[Preference Comparison] Active learning from ensemble
The original deep RL from human preferences paper uses an ensemble of reward models. It then selects queries for comparison that have the highest disagreement between models, a proxy for epistemic uncertainty. Specifically, section 2.2.4 states:
We decide how to query preferences based on an approximation to the uncertainty in the reward function estimator, similar to Daniel et al. (2014): we sample a large number of pairs of trajectory segments of length k, use each reward predictor in our ensemble to predict which segment will be preferred from each pair, and then select those trajectories for which the predictions have the highest variance across ensemble members.

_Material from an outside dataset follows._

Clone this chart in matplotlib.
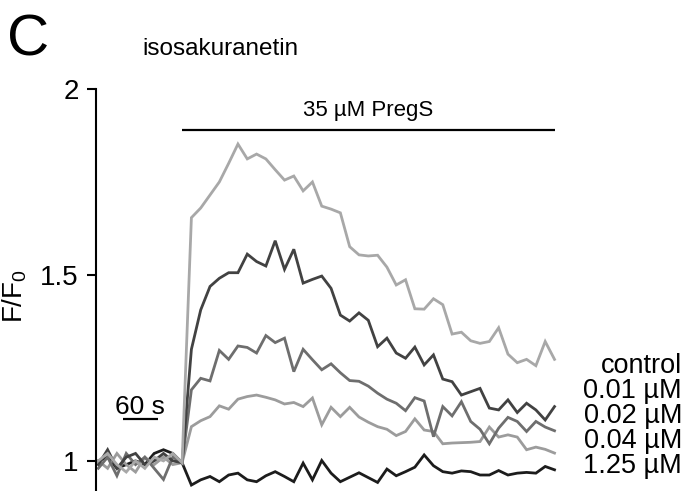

The ablation in section 3.3 (random queries) shows active learning significantly improves results in some environments (e.g. swimmer, qbert). However, it makes little difference in most environments, and even hurts performance in a handful (e.g. breakout). Nonetheless, it seems useful to have support for as it does often improve performance and is a useful starting point for more sophisticated active learning approaches.
https://github.com/HumanCompatibleAI/imitation/pull/460 adds support for reward ensembles. Given this, I think the remaining work is "just" to add support for using that uncertainty for query selection during preference comparison. I think the natural way to add support for this is to implement a new Fragmenter that performs active selection, rather than the current uniform random RandomFragmenter.